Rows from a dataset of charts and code
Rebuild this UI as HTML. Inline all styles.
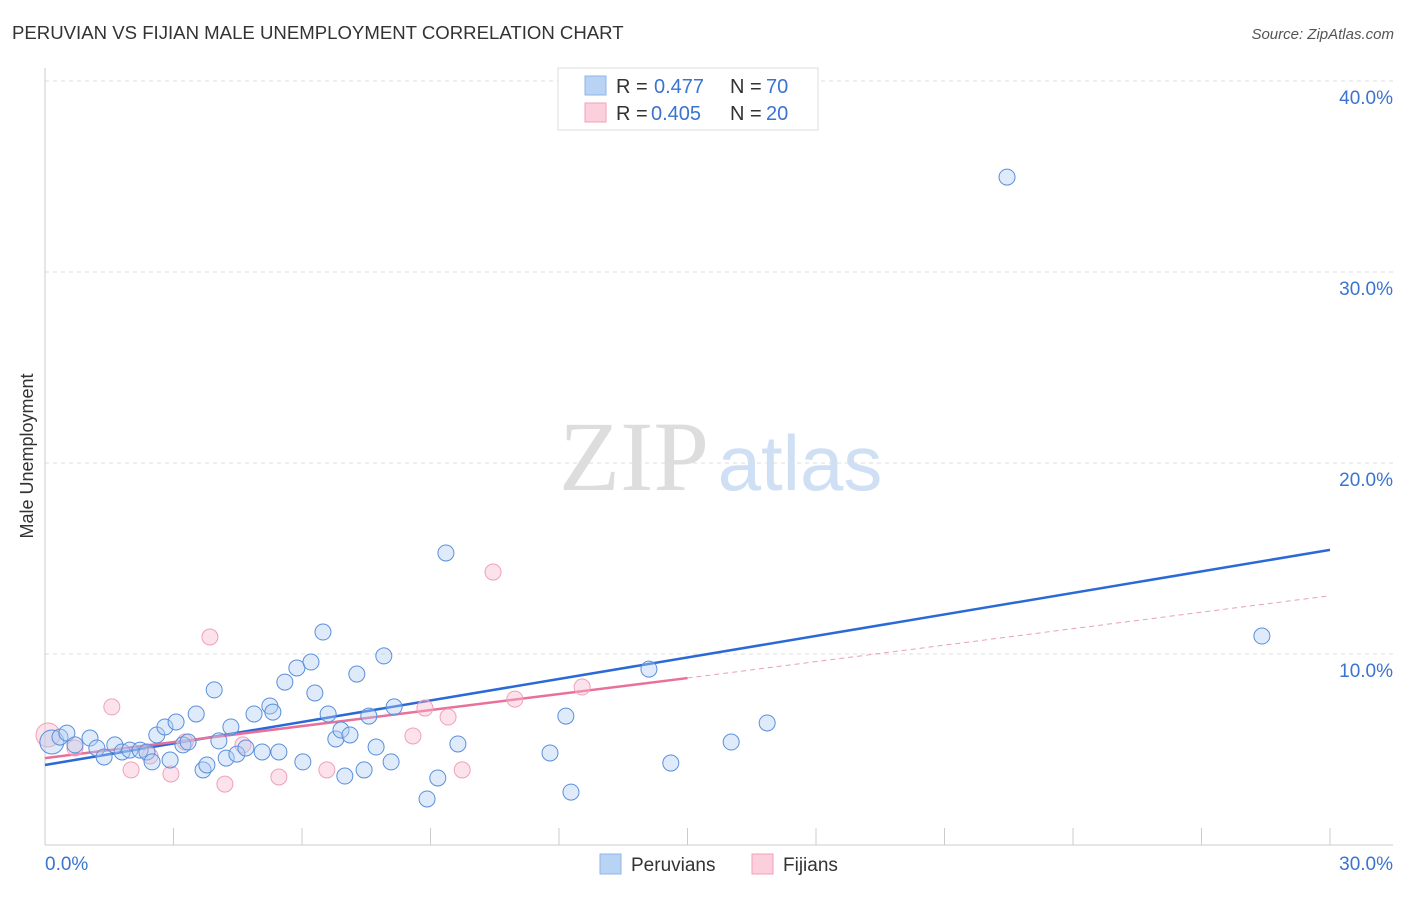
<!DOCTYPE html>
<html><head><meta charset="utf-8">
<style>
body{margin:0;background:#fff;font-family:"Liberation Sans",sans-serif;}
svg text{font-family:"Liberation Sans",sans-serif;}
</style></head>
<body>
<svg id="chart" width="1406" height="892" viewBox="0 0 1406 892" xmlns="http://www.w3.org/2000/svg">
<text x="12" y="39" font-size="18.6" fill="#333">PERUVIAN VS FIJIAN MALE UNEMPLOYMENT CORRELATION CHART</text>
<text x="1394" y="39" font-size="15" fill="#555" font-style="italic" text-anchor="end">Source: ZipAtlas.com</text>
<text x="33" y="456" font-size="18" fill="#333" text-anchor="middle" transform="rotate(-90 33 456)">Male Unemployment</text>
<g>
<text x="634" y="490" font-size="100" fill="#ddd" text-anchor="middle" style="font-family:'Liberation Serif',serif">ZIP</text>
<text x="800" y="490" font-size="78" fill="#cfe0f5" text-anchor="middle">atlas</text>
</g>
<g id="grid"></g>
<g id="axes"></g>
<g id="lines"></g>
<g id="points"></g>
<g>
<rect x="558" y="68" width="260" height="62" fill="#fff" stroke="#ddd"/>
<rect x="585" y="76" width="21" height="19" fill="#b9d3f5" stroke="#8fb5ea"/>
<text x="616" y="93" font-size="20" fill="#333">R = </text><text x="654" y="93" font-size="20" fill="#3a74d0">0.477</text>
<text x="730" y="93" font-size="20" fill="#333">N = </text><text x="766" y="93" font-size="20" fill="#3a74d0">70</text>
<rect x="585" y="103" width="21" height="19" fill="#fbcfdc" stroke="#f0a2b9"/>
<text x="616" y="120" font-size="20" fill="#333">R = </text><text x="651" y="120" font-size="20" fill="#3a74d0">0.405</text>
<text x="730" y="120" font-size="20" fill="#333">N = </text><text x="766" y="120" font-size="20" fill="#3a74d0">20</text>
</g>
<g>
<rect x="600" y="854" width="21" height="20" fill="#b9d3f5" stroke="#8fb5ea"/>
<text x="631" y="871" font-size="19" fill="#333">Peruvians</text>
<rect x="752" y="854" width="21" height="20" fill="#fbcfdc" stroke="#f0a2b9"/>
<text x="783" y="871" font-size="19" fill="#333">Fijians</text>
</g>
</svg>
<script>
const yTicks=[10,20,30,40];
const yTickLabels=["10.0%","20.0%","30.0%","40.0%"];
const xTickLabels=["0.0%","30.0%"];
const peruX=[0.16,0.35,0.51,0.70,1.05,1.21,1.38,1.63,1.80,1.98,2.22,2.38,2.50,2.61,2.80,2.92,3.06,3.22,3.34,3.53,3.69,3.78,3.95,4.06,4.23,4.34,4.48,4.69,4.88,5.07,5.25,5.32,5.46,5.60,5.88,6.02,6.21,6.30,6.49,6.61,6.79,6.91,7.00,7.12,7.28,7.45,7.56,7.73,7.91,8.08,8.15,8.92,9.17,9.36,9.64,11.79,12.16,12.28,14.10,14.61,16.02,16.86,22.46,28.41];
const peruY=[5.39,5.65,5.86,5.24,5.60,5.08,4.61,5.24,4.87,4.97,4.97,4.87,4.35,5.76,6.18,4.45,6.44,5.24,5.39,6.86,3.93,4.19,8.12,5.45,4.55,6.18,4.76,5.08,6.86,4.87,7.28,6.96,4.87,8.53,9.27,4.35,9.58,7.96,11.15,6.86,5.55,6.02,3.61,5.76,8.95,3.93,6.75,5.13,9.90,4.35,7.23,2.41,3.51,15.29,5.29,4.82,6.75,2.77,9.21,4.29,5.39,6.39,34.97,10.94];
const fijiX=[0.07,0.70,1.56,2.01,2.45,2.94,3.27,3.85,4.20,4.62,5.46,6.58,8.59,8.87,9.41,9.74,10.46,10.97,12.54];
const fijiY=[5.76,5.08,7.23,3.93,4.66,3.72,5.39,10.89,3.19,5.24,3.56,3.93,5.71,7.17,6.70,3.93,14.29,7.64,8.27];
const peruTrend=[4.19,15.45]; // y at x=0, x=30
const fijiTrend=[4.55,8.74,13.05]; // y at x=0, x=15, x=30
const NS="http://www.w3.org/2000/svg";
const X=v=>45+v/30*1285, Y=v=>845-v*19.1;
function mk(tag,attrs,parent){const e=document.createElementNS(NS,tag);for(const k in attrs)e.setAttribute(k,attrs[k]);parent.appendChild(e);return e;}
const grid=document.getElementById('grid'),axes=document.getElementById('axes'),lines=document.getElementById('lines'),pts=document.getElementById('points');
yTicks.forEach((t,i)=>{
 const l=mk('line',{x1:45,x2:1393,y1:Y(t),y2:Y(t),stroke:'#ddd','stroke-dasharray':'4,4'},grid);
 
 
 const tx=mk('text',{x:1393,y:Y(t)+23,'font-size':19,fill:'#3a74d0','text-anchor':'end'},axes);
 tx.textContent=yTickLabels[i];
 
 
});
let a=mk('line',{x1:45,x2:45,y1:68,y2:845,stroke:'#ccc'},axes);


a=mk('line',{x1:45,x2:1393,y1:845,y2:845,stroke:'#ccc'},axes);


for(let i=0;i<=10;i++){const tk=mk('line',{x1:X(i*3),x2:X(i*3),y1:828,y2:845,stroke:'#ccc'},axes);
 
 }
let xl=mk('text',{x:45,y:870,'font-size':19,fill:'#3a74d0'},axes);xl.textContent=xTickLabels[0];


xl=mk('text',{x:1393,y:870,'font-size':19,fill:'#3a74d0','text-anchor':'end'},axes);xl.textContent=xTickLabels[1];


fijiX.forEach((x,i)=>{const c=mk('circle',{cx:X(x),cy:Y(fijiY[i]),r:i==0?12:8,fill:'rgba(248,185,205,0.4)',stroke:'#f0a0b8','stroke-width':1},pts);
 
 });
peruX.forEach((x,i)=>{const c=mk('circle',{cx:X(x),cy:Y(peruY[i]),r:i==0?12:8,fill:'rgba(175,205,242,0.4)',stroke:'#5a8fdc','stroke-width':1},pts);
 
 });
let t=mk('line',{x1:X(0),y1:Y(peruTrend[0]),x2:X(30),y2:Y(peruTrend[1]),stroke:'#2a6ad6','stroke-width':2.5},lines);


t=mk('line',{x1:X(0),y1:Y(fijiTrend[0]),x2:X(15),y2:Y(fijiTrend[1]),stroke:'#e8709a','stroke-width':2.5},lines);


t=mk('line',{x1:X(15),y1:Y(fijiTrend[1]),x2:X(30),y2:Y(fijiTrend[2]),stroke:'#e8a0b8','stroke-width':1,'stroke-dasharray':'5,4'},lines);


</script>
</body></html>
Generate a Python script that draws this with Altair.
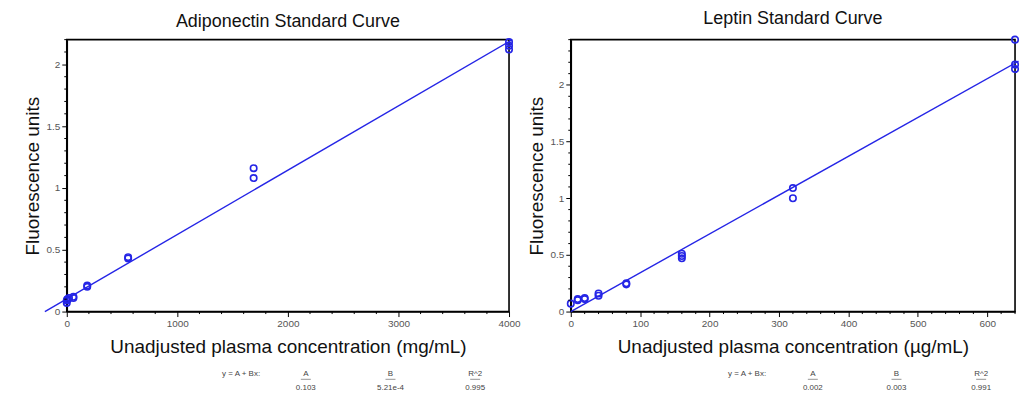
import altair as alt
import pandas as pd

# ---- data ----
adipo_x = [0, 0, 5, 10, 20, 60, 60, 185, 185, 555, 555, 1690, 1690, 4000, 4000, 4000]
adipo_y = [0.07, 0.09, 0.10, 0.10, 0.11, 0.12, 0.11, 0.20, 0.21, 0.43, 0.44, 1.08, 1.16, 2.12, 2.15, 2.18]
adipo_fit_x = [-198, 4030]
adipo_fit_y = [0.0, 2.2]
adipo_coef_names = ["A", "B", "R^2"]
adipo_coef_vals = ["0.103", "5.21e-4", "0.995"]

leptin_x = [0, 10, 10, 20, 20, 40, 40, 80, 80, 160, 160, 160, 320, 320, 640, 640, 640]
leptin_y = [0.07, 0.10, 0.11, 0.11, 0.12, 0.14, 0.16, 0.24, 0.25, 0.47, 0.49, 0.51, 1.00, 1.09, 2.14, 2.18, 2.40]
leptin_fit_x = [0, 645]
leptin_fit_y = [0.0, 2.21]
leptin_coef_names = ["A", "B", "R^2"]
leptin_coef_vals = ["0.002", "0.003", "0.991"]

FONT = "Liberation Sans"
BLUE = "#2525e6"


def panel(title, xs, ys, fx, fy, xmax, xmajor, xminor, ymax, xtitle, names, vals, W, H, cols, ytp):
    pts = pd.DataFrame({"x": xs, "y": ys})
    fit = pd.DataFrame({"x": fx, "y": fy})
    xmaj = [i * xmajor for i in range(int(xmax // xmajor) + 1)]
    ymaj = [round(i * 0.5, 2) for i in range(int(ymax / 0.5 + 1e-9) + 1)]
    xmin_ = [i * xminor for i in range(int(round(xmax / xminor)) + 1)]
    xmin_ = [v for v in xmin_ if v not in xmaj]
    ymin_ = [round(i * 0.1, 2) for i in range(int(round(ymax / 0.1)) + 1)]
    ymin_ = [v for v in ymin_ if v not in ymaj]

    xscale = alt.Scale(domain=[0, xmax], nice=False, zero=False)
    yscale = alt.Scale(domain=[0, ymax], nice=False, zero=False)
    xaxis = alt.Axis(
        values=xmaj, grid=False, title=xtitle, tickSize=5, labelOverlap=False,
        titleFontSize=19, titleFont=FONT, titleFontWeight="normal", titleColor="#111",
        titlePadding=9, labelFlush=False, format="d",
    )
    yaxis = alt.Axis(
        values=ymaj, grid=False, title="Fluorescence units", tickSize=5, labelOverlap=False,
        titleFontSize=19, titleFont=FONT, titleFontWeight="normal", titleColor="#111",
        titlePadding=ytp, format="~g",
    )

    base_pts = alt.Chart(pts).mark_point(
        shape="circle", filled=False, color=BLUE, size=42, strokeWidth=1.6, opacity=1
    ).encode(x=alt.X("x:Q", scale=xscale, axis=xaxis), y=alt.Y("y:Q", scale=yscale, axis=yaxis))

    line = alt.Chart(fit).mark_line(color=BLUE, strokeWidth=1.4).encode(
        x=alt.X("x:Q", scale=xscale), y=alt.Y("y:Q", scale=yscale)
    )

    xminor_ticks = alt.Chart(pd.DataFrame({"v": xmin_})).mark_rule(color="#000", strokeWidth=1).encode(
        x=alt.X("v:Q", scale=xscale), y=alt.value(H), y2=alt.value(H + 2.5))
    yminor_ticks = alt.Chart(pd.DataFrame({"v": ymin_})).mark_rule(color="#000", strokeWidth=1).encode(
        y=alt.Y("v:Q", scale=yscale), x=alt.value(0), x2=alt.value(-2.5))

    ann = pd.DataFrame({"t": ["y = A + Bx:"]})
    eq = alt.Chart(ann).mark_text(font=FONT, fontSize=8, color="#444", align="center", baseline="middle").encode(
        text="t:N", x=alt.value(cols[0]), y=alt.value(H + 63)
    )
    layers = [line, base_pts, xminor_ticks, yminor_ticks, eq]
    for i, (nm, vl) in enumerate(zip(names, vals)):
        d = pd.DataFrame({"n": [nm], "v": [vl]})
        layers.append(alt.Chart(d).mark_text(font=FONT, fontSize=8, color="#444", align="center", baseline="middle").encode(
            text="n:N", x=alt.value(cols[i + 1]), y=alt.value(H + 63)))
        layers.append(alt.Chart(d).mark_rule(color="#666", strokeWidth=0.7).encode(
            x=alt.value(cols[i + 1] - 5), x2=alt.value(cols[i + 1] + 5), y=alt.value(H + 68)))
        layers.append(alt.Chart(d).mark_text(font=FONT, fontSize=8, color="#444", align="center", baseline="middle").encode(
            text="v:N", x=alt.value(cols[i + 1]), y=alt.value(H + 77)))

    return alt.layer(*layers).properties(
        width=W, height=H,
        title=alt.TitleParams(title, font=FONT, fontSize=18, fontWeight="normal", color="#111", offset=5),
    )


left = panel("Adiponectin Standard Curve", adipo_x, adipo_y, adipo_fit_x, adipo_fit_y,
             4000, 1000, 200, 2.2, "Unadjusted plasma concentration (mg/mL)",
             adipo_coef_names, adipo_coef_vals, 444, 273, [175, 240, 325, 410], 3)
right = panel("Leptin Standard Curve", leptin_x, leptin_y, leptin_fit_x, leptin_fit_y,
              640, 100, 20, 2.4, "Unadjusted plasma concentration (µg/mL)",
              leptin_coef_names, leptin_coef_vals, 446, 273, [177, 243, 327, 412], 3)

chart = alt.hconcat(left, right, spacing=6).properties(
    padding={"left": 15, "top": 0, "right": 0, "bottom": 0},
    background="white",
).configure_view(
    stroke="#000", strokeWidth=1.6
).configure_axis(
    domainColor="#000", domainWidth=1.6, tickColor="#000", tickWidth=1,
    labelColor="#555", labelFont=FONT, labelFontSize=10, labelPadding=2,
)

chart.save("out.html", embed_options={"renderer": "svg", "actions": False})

* _What is needed_
Tell how many lines in the material contain the word "script". Only the number is wanted.

* _Complete answer_
3